Here is the key part of the statement Obama made last night at the iftar celebrating Ramadan, a White House tradition that dates back to Thomas Jefferson:
Recently, attention has been focused on the construction of mosques in certain communities – particularly in New York. Now, we must all recognize and respect the sensitivities surrounding the development of lower Manhattan. The 9/11 attacks were a deeply traumatic event for our country. The pain and suffering experienced by those who lost loved ones is unimaginable. So I understand the emotions that this issue engenders. Ground Zero is, indeed, hallowed ground.
But let me be clear: as a citizen, and as President, I believe that Muslims have the same right to practice their religion as anyone else in this country. That includes the right to build a place of worship and a community center on private property in lower Manhattan, in accordance with local laws and ordinances. This is America, and our commitment to religious freedom must be unshakeable. The principle that people of all faiths are welcome in this country, and will not be treated differently by their government, is essential to who we are. The writ of our Founders must endure.
The Cordoba House, actively fearmongered by the right wing, has become a lightning rod for criticism across the country. In a recent poll, nearly 70% of all Americans oppose the construction of the Islamic Center, which has been falsely called a “Ground Zero mosque” (there’s a place of worship inside the Islamic Center, but it’s mainly a kind of YMCA for the Muslim community. And, it’s not on Ground Zero, but near it).
Even liberal critics of the President were impressed with his forthright stand for tolerance and religious freedom. Glenn Greenwald called it “one of the most impressive and commendable things Obama has done since being inaugurated.” Obama lines up on an issue with minority support, with no real political gain to be had. As Greenwald says, “when is the last time a President voluntarily entered an inflammatory public controversy by taking a position opposed by 70% of the public?”

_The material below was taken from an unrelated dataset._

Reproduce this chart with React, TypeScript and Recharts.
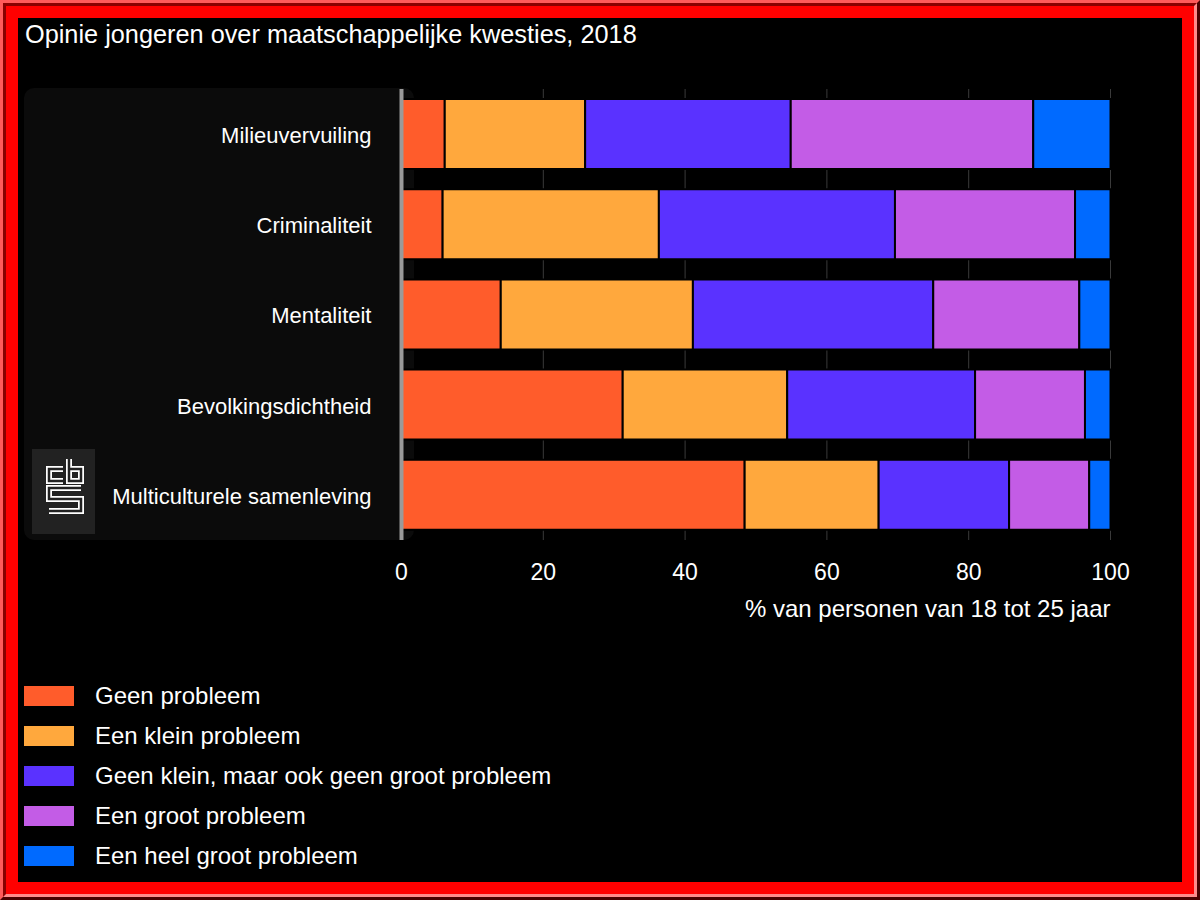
import React from "react";
import { BarChart, Bar, XAxis, YAxis, CartesianGrid, Legend } from "recharts";

const categories = [
  "Milieuvervuiling",
  "Criminaliteit",
  "Mentaliteit",
  "Bevolkingsdichtheid",
  "Multiculturele samenleving",
];
const geenProbleem = [6.1, 5.8, 14.0, 31.2, 48.4];
const kleinProbleem = [19.8, 30.5, 27.1, 23.2, 18.9];
const middenProbleem = [29.0, 33.3, 33.9, 26.5, 18.4];
const grootProbleem = [34.2, 25.4, 20.6, 15.5, 11.3];
const heelGrootProbleem = [10.9, 5.0, 4.4, 3.6, 3.0];
const xTicks = [0, 20, 40, 60, 80, 100];

const seriesNames = [
  "Geen probleem",
  "Een klein probleem",
  "Geen klein, maar ook geen groot probleem",
  "Een groot probleem",
  "Een heel groot probleem",
];
const seriesKeys = ["s1", "s2", "s3", "s4", "s5"];
const seriesColors = ["#ff5c2b", "#ffa83d", "#5a32ff", "#c35ce6", "#006aff"];
const seriesValues = [geenProbleem, kleinProbleem, middenProbleem, grootProbleem, heelGrootProbleem];

const data = categories.map((name, i) => {
  const row: Record<string, any> = { name };
  seriesKeys.forEach((k, j) => {
    row[k] = seriesValues[j][i];
  });
  return row;
});

const FONT = "'Liberation Sans', Arial, Helvetica, sans-serif";

const LegendContent = (props: any) => {
  const payload = [...(props.payload || [])].sort(
    (a: any, b: any) => seriesNames.indexOf(a.value) - seriesNames.indexOf(b.value)
  );
  return (
    <div style={{ fontFamily: FONT }}>
      {payload.map((p: any, i: number) => (
        <div key={i} style={{ display: "flex", alignItems: "center", height: 40 }}>
          <div style={{ width: 50, height: 20, background: p.color, marginRight: 21 }} />
          <span style={{ color: "#fff", fontSize: 24, lineHeight: "24px", whiteSpace: "nowrap" }}>{p.value}</span>
        </div>
      ))}
    </div>
  );
};

const AxisTitle = (props: any) => {
  const vb = props.viewBox || {};
  return (
    <text
      x={vb.x + vb.width}
      y={617}
      textAnchor="end"
      fill="#fff"
      fontSize={24}
      fontFamily={FONT}
    >
      % van personen van 18 tot 25 jaar
    </text>
  );
};

export default function App() {
  return (
    <div style={{ position: "absolute", left: 0, top: 0, width: 1200, height: 900, overflow: "hidden" }}>
      {/* frame */}
      <div
        style={{
          position: "absolute",
          left: 0,
          top: 0,
          width: 1200,
          height: 900,
          boxSizing: "border-box",
          borderStyle: "solid",
          borderWidth: 3,
          borderColor: "#ff5a5a #4a0000 #4a0000 #ff5a5a",
          background: "#ff0000",
        }}
      >
        <div
          style={{
            position: "absolute",
            left: 0,
            top: 0,
            right: 0,
            bottom: 0,
            boxSizing: "border-box",
            borderStyle: "solid",
            borderWidth: 3,
            borderColor: "#8a0000 #ff8a8a #ff8a8a #8a0000",
          }}
        >
          <div style={{ position: "absolute", left: 12, top: 12, right: 12, bottom: 12, background: "#000" }} />
        </div>
      </div>
      {/* title */}
      <div
        style={{
          position: "absolute",
          left: 25,
          top: 22,
          color: "#fff",
          fontFamily: FONT,
          fontSize: 25.3,
          lineHeight: "24px",
          whiteSpace: "nowrap",
        }}
      >
        Opinie jongeren over maatschappelijke kwesties, 2018
      </div>
      {/* label panel */}
      <div
        style={{
          position: "absolute",
          left: 24,
          top: 88,
          width: 390,
          height: 452,
          background: "#0b0b0b",
          borderRadius: 10,
        }}
      />
      {/* logo */}
      <svg style={{ position: "absolute", left: 32, top: 449 }} width={63} height={85}>
        <rect x={0} y={0} width={63} height={85} fill="#222" />
        <g transform="translate(-32,-449)" fill="none" strokeLinejoin="miter" strokeLinecap="butt">
          <path d="M63,469 H49 V481 H63" stroke="#fff" strokeWidth={6} />
          <path d="M69,459 V481 H81 V469 H69" stroke="#fff" strokeWidth={6} />
          <path d="M81,488 H49 V499 H81 V511 H49" stroke="#fff" strokeWidth={6} />
          <path d="M63,469 H49 V481 H63" stroke="#222" strokeWidth={2.5} />
          <path d="M69,459 V481 H81 V469 H69" stroke="#222" strokeWidth={2.5} />
          <path d="M81,488 H49 V499 H81 V511 H49" stroke="#222" strokeWidth={2.5} />
        </g>
      </svg>
      <div style={{ position: "absolute", left: 0, top: 0 }}>
        <BarChart
          width={1200}
          height={900}
          data={data}
          layout="vertical"
          margin={{ top: 89, right: 89.5, left: 21.5, bottom: 330 }}
          barSize={70}
        >
          <CartesianGrid horizontal={false} vertical={true} stroke="#3a3a3a" strokeWidth={1} />
          <XAxis
            type="number"
            domain={[0, 100]}
            ticks={xTicks}
            axisLine={false}
            tickLine={false}
            tickSize={0}
            tickMargin={24}
            height={30}
            tick={{ fill: "#fff", fontSize: 23, fontFamily: FONT }}
            label={<AxisTitle />}
            interval={0}
          />
          <YAxis
            type="category"
            dataKey="name"
            width={380}
            axisLine={{ stroke: "#9a9a9a", strokeWidth: 4 }}
            tickLine={false}
            tickSize={0}
            tickMargin={30}
            tick={{ fill: "#fff", fontSize: 22, fontFamily: FONT, dy: 1 }}
            interval={0}
          />
          {seriesKeys.map((k, j) => (
            <Bar
              key={k}
              dataKey={k}
              name={seriesNames[j]}
              stackId="a"
              fill={seriesColors[j]}
              stroke="#000"
              strokeWidth={2}
              isAnimationActive={false}
            />
          ))}
          <Legend
            layout="vertical"
            align="center"
            verticalAlign="middle"
            content={<LegendContent />}
            wrapperStyle={{ left: 24, top: 676, width: 700, height: 200 }}
          />
        </BarChart>
      </div>
    </div>
  );
}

The controversy over the Islamic Center is a proxy fight about multiculturalism and ethnicity generally. The connections between the Cordoba House fight and the movement to repeal birthright citizenship are obvious. These appeals to bigotry, fueled by economic anxiety and the need for a scapegoat, have no place in the American ideal, but come back time and again throughout American history. Many have risen in objection to this rank hatred; seldom has it been a President leading the way. Obama should be commended.